BECO Management in Rockville has picked up a nine-asset office/flex portfolio in Lanham’s Washington Business Park for $68 million. Cohen Companies was the seller, represented by Jim Darby, Rob Foa, Gerry Trainor, and Dan Speilman of Transwestern’s Institutional Commercial Group. The 565,991 SF portfolio includes two office buildings and seven flex buildings that on 47.6 acres of land. The portfolio is 89% leased.
Government contractor CACI will be occupying the first building under development at G.A.T.E – the 400-acre complex Opus East is building at the US Army’s Aberdeen Proving Ground under an Enhanced Use Lease. The 60,000 SF R&D facility will be ready for CACI to move into by October. Meanwhile, Opus East is working on leasing a four-story, 80,000 SF office building under development that is also part of phase one.
On the Market
As part of its efforts to streamline its real estate portfolio, Greyhound Lines is selling two sites in NoMa. They are 1005 First Street, a 1.635-acre site now operating as a Greyhound bus station; and 1345 New York, the 3.13-acre site currently leased to the DC Public Schools. The two can support up to 1.2 million SF of development. CBRE SVP Mark Mallus is representing Greyhound. Greyhound is not selling the First Street site (the last major site in NoMa not owned by an end developer) outright as it plans to structure the transaction as a sale-leaseback and remain in the facility. The New York Avenue site is the largest site available with dense commercial zoning on a major avenue in DC, CBRE says.
Corus Bank has closed on a $72 million loan to finance the construction of 55 M, a nine-story, class A office building being developed by a JV between Monument Realty, MacFarlane Partners and Lehman Brothers.
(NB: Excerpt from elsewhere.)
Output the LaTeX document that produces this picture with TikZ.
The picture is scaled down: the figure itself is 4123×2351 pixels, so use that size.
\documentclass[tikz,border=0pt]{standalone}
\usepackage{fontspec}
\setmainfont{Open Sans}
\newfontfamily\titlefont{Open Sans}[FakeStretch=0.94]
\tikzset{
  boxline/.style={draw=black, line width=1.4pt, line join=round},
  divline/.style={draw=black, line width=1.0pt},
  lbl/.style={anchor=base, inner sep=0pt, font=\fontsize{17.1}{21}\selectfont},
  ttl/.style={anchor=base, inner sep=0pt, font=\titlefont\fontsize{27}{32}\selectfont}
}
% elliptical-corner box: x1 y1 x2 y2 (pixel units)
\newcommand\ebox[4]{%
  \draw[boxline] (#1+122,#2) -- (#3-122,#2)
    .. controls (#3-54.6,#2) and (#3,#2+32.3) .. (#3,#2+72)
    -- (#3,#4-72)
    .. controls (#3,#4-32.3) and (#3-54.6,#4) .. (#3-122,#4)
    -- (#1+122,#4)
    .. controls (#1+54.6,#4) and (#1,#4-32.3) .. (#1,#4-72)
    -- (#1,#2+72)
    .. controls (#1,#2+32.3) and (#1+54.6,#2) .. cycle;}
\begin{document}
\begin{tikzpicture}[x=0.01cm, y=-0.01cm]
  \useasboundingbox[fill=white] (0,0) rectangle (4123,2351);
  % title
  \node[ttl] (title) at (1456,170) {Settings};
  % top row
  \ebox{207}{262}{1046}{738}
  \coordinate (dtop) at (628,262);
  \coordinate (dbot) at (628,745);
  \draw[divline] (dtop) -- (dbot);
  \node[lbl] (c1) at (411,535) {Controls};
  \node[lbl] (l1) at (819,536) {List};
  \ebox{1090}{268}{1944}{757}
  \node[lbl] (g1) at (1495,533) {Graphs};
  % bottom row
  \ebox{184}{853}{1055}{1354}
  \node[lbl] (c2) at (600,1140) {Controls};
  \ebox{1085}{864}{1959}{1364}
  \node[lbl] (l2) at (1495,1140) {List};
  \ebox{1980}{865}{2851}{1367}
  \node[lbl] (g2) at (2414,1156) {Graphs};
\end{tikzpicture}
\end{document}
Part of Monument Realty’s “Half Street” project, the building will have 260,764 SF of office, 13,153 SF of retail and three levels of underground parking.
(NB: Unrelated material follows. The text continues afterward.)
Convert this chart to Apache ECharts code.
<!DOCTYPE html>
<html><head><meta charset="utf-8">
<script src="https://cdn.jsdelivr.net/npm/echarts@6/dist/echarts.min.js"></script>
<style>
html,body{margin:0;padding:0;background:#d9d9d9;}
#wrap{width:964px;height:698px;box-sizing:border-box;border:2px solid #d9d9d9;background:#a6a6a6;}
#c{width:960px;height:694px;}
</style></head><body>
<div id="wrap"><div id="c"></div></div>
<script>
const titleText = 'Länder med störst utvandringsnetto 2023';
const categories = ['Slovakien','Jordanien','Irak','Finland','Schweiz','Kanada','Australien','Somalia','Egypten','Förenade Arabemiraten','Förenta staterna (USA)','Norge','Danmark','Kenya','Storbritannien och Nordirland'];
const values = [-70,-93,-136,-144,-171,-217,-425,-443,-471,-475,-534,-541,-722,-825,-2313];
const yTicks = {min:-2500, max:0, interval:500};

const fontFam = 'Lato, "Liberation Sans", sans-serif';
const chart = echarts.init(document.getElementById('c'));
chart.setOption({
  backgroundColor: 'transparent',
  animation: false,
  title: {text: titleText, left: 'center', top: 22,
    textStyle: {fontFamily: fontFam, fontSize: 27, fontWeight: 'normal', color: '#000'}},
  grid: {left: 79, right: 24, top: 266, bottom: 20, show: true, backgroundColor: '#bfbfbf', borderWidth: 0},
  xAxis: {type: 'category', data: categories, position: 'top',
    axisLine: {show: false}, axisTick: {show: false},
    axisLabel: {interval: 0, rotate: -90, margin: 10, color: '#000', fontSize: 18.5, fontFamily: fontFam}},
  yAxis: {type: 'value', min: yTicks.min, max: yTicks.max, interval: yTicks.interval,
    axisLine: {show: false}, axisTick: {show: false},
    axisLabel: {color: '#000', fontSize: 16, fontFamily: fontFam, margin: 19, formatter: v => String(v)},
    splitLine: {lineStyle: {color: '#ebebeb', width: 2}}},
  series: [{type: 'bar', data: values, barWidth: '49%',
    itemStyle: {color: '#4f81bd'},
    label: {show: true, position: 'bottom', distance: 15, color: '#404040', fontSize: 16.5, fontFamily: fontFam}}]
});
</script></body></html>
The District is formalizing its search for a master developer for Anacostia Waterfront’s East Hill neighborhood, the 50-acre plot of land along the waterfront, plus the old DC General Hospital campus. The master plan calls for 5 million SF of mixed-use development. Also, the developer needs green bona fides as the USGBC has selected the site as a LEED neighborhood development area.
Details continue to solidify for the 10-acre former Convention site. Hines│Archstone, of course, is the master developer of six of those acres – a $850 million mixed use project that it will break ground on next January. Now, DC has decided to give Parcel B, a portion of the remaining 10-acres to Hines│Archstone to develop as well. Eventually (no schedule has been set yet for building) it will house a mixed-use project that will include a 400-key luxury hotel and 100,000 SF of retail. The entire project has been branded CityCenter DC.
CBRE has landed the mandate to lease out the top floors of the 10-story, 255,000 SF trophy office Ralph Dweck is building at 300 New Jersey. Dweck purchased the site, as well as 51 Louisiana, for $825 per SF, or $378 million from JBG Cos. earlier this year. SVPs Peter Connolly and Joe Michel and VP Scott Russi are handling the assignment. Jones Day will be occupying the first five floors of 300 New Jersey – an expansion for the law firm, which already occupies 51 Louisiana.
Arent Fox is another law firm not straying far from home. As we reported yesterday the company is moving (if you can call wheeling furniture across an alley moving) next door to 1000 Connecticut to occupy 255,000 SF -- floors 2 through 9 -- of the12-story, 370,545 SF building under construction. David Lipson, Tom Fulcher, Art Greenberg and Adam Schindler of Studley represented the law firm. Audrey Cramer and Lou Christopher represented the owners (the Small, Gewirz, and Kaplan families).
These firms, though, are the exception to the rule for DC this year. JLL reports that there is a record volume of renewals for the area. Of the leases signed in DC and Northern VA this year that were greater than 20,000 SF, 42% were renewals, compared to the traditional 27%. JLL says that high commodity prices (which means expensive moves and expensive tenant build-outs) and an uncertain economy are causing companies to stay put. Costs for build-outs from shell have risen 52% since 2003, JLL says.
Potomac Mills is expanding by 50,000 SF in new restaurant and retail space. It is also building a 34,000 SF Neiman Marcus Last Call Clearance Center.